Face aux sanctions imposées par l'Occident à la Russie dans le cadre de l'invasion de l'Ukraine, le Kremlin pourrait-il être tenté de lancer une contre-attaque pour déstabiliser ses voisins européens en leur coupant tout simplement l'accès à Internet ?
Un nouveau sondage publié par Paris Match le samedi 2 avril montre pourtant que ce risque est à prendre très au sérieux, d'autant plus que les conséquences d'une telle riposte seraient extrêmement graves pour l'économie mondiale.
Comment avons-nous accès à Internet en Europe ?
Si nous pouvons accéder quotidiennement à Internet avec nos différents appareils - des téléphones portables et des ordinateurs aux tablettes et aux montres connectées -, c'est principalement grâce à un immense réseau de câbles sous-marins qui assure 99 % de l'Internet mondial. La plupart des grandes entreprises privées (notamment les Gafam) ont commencé à poser et à installer leurs propres câbles afin de maintenir leur activité sans dépendre d'acteurs extérieurs.
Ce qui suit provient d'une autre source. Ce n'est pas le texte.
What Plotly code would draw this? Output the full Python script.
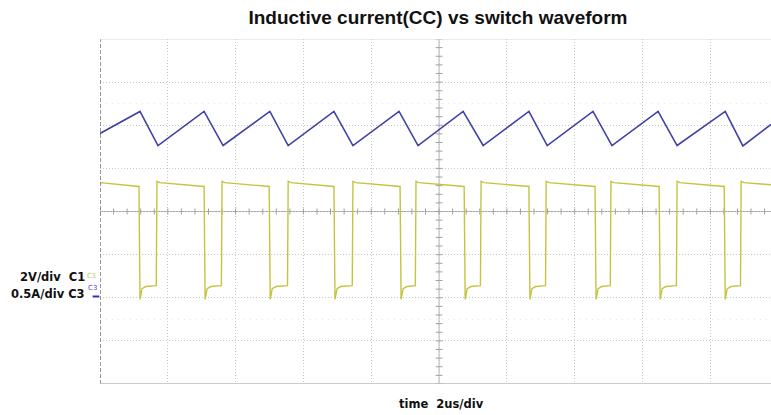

Ces câbles, qui se comptent par centaines dans nos océans, ne disposent d'aucune mesure de sécurité particulière : Ils sont simplement posés sur le fond marin par des navires spécialisés, appelés poseurs de câbles. Et il peut arriver que ces installations sous-marines soient endommagées par des phénomènes naturels (tsunamis) ou des activités humaines (forages). Les travaux de réparation, souvent complexes et longs, sont alors effectués par des "usines flottantes" spécialisées.
Comment la Russie pourrait-elle s'attaquer à ces infrastructures ?
Mais face à une éventuelle attaque coordonnée sous l'égide de Vladimir Poutine, les capacités de réparation de ces câbles dans un délai acceptable seraient fortement mises sous pression. Et l'infrastructure militaire russe permettrait selon toute vraisemblance une telle manœuvre, notamment grâce à ses navires "océanographiques" capables de déployer un mini-sous-marin jusqu'à une profondeur de 6000 mètres, là où se trouvent ces câbles.
"Est-il possible de couper des câbles qui se trouvent à 6000 mètres sous l'Atlantique ? La réponse est oui. Est-il possible de l'empêcher ? La réponse est probablement non", affirme sans détour un haut fonctionnaire français en charge des questions de défense interrogé par le magazine.
D'ailleurs, à l'été 2021, un navire russe, le "Yantar", a été repéré lors d'une étrange mission de reconnaissance en mer d'Irlande, au cours de laquelle le navire océanographique semblait s'intéresser aux câbles sous-marins. Des sources militaires britanniques rapportent que le Yantar s'est comporté de manière "hautement suspecte" durant l'expédition. Cela justifie une surveillance accrue de ce type de navire par les services de renseignement occidentaux depuis le début du conflit en Ukraine.
Conséquences possibles pour l'économie mondiale
Les experts militaires n'excluent actuellement ni la possibilité d'attaques isolées et ciblées, ni celle d'une offensive de plus grande envergure. Si la Russie décidait de lancer une attaque massive contre les câbles sous-marins, cela aurait de graves conséquences pour l'économie mondiale : la plupart des transactions sur les bourses dépendent de ces transferts de données. Les entreprises qui utilisent des centres de données américains seraient également fortement touchées.
L'accès aux réseaux sociaux serait également fortement perturbé et l'économie serait affaiblie, étant donné qu'Internet représente 3,4 % du PIB des économies des pays industrialisés. Pour éviter qu'une telle situation ne devienne réalité, Paris Match évoque la possibilité pour les opérateurs de détourner les connexions Internet vers l'Afrique pour les ramener ensuite en Europe. Les satellites, en revanche, ne pourraient pas jouer ce rôle, car leurs capacités sont trop faibles, selon les experts.